One useful datum is whether the number of either of the "standard" or "community-based" applications alone meets the resource limit. This is the sense of evaluation criteria question 18, and 21. Evaluation criteria question 19 does not provide useful data not already provided.

Evaluation criteria question 19 could provide useful data, if the rules made that data useful, which at present Staff has not found useful. Knowing the purpose of an application is of no utility if two or more members of a contention set based upon string similarity may not act upon that knowledge and submit alternate strings.
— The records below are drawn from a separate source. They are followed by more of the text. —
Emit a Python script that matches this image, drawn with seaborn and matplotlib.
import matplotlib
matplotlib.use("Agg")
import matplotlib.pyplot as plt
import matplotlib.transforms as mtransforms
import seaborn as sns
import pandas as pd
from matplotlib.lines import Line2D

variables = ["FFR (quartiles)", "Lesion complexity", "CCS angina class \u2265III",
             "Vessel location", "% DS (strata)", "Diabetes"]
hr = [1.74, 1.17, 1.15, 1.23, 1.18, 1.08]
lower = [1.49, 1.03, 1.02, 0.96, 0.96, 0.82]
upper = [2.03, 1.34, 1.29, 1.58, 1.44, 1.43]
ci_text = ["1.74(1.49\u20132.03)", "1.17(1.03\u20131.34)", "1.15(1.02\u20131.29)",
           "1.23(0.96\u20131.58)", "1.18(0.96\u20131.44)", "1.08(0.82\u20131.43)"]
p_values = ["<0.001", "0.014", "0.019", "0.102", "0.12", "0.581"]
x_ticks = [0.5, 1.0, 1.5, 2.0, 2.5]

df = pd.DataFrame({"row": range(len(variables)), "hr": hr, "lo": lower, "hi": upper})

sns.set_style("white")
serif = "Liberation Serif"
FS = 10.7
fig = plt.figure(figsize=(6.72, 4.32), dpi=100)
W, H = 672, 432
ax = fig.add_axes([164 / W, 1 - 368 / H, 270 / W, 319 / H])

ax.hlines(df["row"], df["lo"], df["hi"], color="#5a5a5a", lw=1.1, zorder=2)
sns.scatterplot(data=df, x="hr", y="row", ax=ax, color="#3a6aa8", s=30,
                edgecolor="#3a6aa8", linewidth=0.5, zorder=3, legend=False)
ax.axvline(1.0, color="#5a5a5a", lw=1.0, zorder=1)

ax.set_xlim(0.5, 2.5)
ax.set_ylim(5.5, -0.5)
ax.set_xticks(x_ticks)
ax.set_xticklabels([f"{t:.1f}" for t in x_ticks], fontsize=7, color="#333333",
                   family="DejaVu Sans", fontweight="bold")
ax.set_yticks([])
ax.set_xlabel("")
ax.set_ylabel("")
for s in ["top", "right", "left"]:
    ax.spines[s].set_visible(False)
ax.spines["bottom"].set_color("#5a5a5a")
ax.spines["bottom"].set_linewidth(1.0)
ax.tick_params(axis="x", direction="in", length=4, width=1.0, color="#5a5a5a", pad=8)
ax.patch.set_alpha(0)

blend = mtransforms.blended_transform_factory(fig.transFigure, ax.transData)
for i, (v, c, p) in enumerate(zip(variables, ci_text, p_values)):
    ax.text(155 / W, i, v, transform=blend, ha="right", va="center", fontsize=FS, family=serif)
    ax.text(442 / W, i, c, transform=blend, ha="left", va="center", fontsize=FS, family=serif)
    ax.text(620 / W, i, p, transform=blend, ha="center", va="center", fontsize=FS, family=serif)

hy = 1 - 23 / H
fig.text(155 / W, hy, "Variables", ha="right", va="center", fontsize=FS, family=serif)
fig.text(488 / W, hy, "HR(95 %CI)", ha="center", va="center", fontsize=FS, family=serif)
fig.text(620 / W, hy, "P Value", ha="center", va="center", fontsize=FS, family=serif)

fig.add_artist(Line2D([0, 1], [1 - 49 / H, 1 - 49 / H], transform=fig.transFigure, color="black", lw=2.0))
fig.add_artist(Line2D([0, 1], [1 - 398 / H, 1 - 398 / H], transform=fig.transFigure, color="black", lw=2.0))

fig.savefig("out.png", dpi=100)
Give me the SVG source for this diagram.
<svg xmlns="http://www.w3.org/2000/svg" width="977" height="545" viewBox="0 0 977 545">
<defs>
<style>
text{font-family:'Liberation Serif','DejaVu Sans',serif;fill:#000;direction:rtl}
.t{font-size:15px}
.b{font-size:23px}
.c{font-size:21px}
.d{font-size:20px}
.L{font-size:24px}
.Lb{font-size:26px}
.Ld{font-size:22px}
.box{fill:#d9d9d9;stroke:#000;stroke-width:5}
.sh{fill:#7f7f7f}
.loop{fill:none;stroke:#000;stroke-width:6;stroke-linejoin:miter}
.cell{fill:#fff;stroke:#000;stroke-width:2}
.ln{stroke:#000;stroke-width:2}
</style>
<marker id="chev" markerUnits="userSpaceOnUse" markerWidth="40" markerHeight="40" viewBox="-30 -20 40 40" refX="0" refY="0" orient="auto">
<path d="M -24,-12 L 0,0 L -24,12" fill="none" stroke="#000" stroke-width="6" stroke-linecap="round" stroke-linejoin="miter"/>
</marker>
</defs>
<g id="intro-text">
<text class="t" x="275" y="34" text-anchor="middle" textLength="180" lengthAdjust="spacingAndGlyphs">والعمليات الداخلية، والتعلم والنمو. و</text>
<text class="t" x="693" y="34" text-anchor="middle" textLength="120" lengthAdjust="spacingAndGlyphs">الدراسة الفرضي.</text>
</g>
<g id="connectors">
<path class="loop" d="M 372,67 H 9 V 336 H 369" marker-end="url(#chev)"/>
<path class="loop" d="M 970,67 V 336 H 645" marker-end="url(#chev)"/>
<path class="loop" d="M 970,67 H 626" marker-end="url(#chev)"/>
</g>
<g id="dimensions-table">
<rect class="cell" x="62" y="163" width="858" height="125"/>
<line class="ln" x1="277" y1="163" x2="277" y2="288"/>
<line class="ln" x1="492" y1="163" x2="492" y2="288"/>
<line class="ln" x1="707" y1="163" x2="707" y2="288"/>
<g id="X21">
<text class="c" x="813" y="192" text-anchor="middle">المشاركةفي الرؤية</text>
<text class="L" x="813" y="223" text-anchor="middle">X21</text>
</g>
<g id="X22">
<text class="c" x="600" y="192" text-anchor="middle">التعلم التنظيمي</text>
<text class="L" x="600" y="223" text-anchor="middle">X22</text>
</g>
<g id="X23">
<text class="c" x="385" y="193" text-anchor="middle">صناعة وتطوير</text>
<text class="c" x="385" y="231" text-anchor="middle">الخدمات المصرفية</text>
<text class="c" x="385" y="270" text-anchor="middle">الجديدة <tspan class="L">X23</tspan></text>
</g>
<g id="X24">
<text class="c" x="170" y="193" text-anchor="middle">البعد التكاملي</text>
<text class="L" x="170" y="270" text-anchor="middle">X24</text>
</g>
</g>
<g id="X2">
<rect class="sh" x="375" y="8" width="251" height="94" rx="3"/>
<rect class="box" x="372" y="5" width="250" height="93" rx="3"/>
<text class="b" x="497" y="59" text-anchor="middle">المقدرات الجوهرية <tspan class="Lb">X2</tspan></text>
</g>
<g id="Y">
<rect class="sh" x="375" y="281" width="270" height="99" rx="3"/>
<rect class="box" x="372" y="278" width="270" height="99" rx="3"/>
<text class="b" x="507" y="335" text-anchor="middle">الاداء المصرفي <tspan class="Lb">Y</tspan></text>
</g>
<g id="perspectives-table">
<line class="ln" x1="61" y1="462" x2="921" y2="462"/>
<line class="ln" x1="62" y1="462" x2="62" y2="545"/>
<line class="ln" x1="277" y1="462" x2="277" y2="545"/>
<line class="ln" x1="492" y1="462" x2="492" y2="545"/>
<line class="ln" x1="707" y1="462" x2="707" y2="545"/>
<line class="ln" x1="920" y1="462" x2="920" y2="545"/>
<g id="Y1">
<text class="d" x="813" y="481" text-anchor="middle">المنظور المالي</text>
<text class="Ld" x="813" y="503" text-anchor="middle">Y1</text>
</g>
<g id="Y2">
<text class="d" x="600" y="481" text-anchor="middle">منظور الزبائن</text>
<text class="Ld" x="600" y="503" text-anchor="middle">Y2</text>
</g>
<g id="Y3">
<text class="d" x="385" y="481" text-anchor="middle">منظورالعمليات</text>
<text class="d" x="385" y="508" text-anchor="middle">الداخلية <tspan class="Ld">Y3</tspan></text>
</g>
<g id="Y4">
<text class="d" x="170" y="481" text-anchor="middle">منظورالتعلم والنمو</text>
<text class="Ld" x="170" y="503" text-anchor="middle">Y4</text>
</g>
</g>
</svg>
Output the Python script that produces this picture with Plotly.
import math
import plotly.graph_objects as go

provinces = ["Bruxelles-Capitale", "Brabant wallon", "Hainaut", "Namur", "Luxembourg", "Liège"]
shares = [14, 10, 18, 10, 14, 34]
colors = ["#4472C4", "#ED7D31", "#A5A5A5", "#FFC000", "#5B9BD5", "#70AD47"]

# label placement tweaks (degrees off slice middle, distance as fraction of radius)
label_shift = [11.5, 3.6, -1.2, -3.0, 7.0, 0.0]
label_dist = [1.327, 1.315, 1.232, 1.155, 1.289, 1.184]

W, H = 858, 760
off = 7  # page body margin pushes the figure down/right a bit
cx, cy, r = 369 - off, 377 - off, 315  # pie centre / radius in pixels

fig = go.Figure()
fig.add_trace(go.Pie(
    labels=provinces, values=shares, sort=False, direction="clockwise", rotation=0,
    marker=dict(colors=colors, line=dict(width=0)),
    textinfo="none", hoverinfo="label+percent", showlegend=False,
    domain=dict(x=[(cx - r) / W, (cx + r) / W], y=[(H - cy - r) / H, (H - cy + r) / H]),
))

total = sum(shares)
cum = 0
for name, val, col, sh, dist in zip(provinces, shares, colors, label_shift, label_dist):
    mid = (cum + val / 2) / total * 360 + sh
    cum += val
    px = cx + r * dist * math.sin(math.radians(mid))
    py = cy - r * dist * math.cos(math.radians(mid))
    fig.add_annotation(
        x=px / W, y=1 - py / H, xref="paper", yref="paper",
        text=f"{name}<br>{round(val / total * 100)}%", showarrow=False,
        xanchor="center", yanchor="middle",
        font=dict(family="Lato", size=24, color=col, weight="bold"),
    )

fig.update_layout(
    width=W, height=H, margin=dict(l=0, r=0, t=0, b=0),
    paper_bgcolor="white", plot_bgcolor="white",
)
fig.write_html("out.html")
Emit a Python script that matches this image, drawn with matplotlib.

This datum would modify the data derived from evaluation criteria questions 13-18.

Evaluation criteria questions 22 (SLD reserved geo-names) and 23-44 (registry services description) and 45-50 (financials) provide no useful data not provided by evaluation criteria questions 18 and 21.

As the RSTEP evaluations are conducted by an inelastic technical community, knowing just how many EOI respondents assert that they intend to trigger an RSTEP would be data useful to ICANN.

That concludes the discussion of Question 5.

As the objection processes are conducted by third parties, there is little useful information ICANN can obtain by learning how many EOI respondents report that they intend to apply for a string for which a third party right exists, or which raises public morality issues, whatever those may be. Thus, as interested as the potential objectors with standing may be in early identification of potential applications which harm their interests, that is not data which is useful to ICANN.

Question 6, "Must the responder commit to go live within a certain time of delegation?" is slightly useful, in the sense that if a large number of applicants allocated a scarce resource defer their actual use of that scarcity -- one of a metered number of changes to the IANA root during some fixed period of time, a year or an ICANN new TLD application round -- then the "next" entry(s) may use the unused allocations. This does seem to be more theoretical than likely, and the point of the EOI is to establish useful knowledge with a useful confidence level.

Question 7 is simply significant editorial review to ensure consistency of the explicit, and implicit process model, as well as revisions to, and public comments on, the new gTLD document set going back to Paris, and even Los Angeles or San Juan.

Question 8 has been answered in paragraph 6 of this note.

'... profound anti-competitive and institutional confidence issues arise from ICANN itself gaming the rules to benefit "a group of participants that engage in ICANN's processes to a greater extent than Internet users generally" ...'

The outreach and marketing plan of record to be conducted during or after the last editorial round on the DAG is not sensible if application cut-off is planned for some date prior to the general availability announcement of application acceptance.

Thank you for reading this small note.

In a personal capacity, though I am employed by CORE, which has an interest in the issue.